23-24. Then said Jesus unto His disciples, "Verily I say unto you, that it is hard for a rich man to enter into the kingdom of heaven. And again I say unto you, it is easier for a camel to go through the eye of a needle, than for a rich man to enter into the kingdom of God."

As long as a man is rich and he has in excess while others do not have even the necessities, he can in no way enter the kingdom of heaven. But when all riches have been shed, then he is not rich and so he can enter. For it is just as impossible for a man with wealth to enter the kingdom of heaven as it is for a camel to go through the eye of a needle. See how Christ first said it was difficult to enter, but here that it is completely impossible. Some say that camel is not the animal, but the thick cable used by sailors to cast their anchors.

25-26. When His disciples heard it, they were exceedingly amazed, saying, "Who then can be saved?" But Jesus beheld them, and said unto them, "With men this is impossible: but with God all things are possible."

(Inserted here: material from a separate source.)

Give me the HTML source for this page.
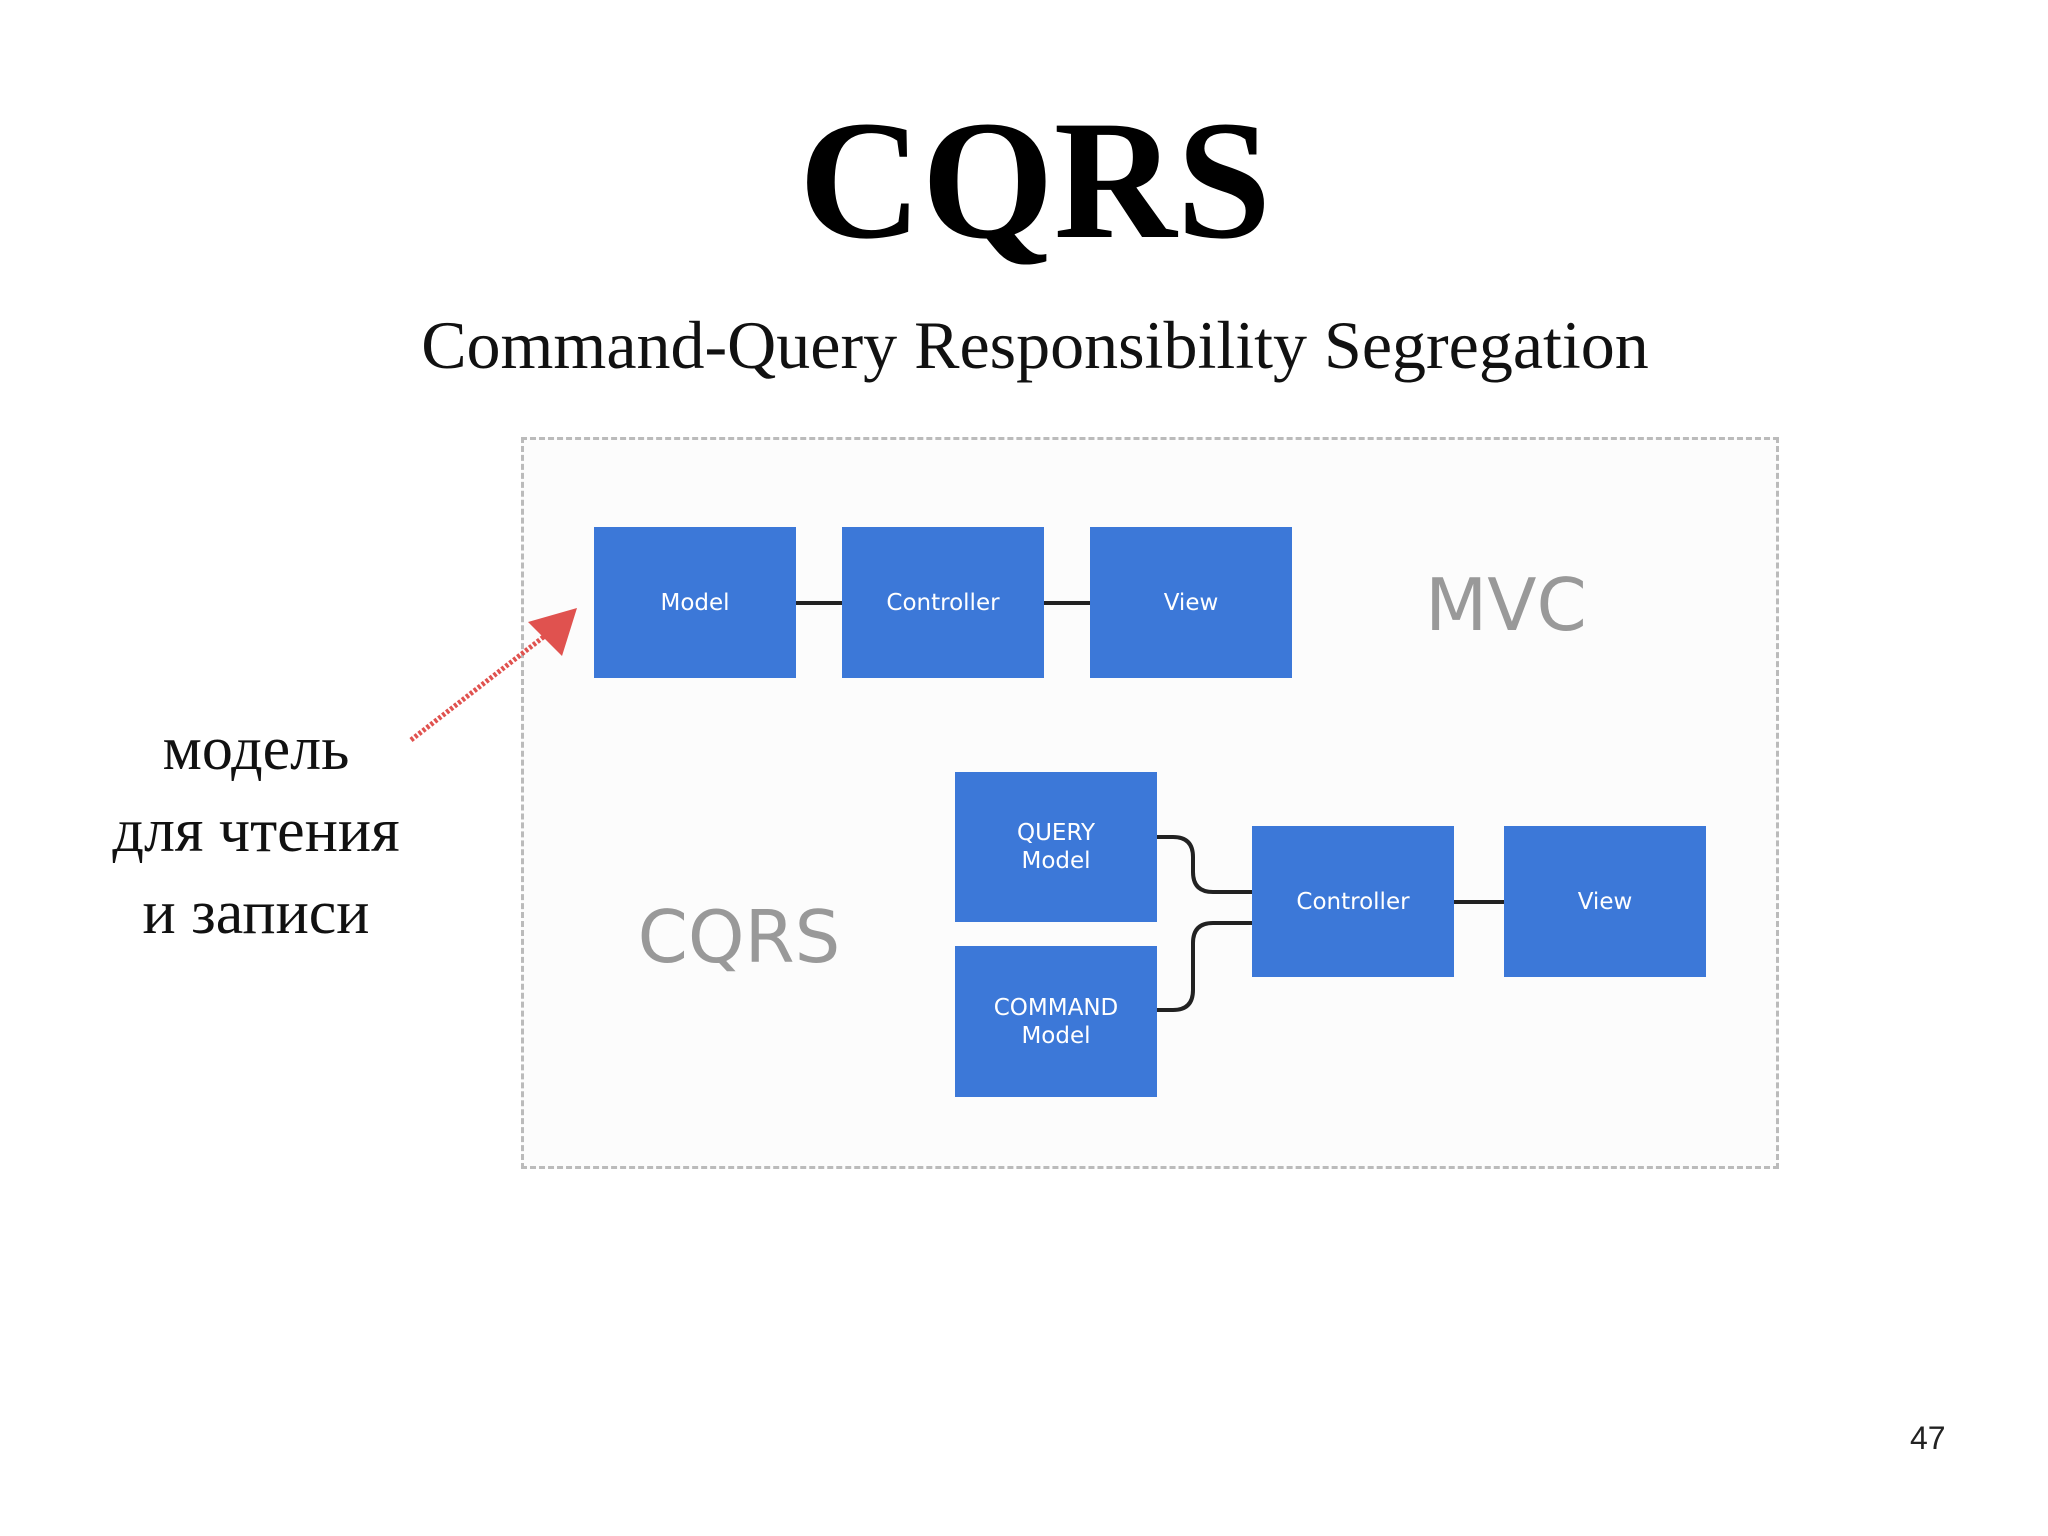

The disciples, being compassionate, did not ask this question for their own sake, for they were poor, but for all men. The Lord therefore teaches us not to gauge salvation by human weakness, but by God's power. If one only begins to cease from greed, he will advance to reducing his excess, and from there he will proceed to eliminating even his necessities, and thus he will be prospered along the way by God acting in collaboration with him.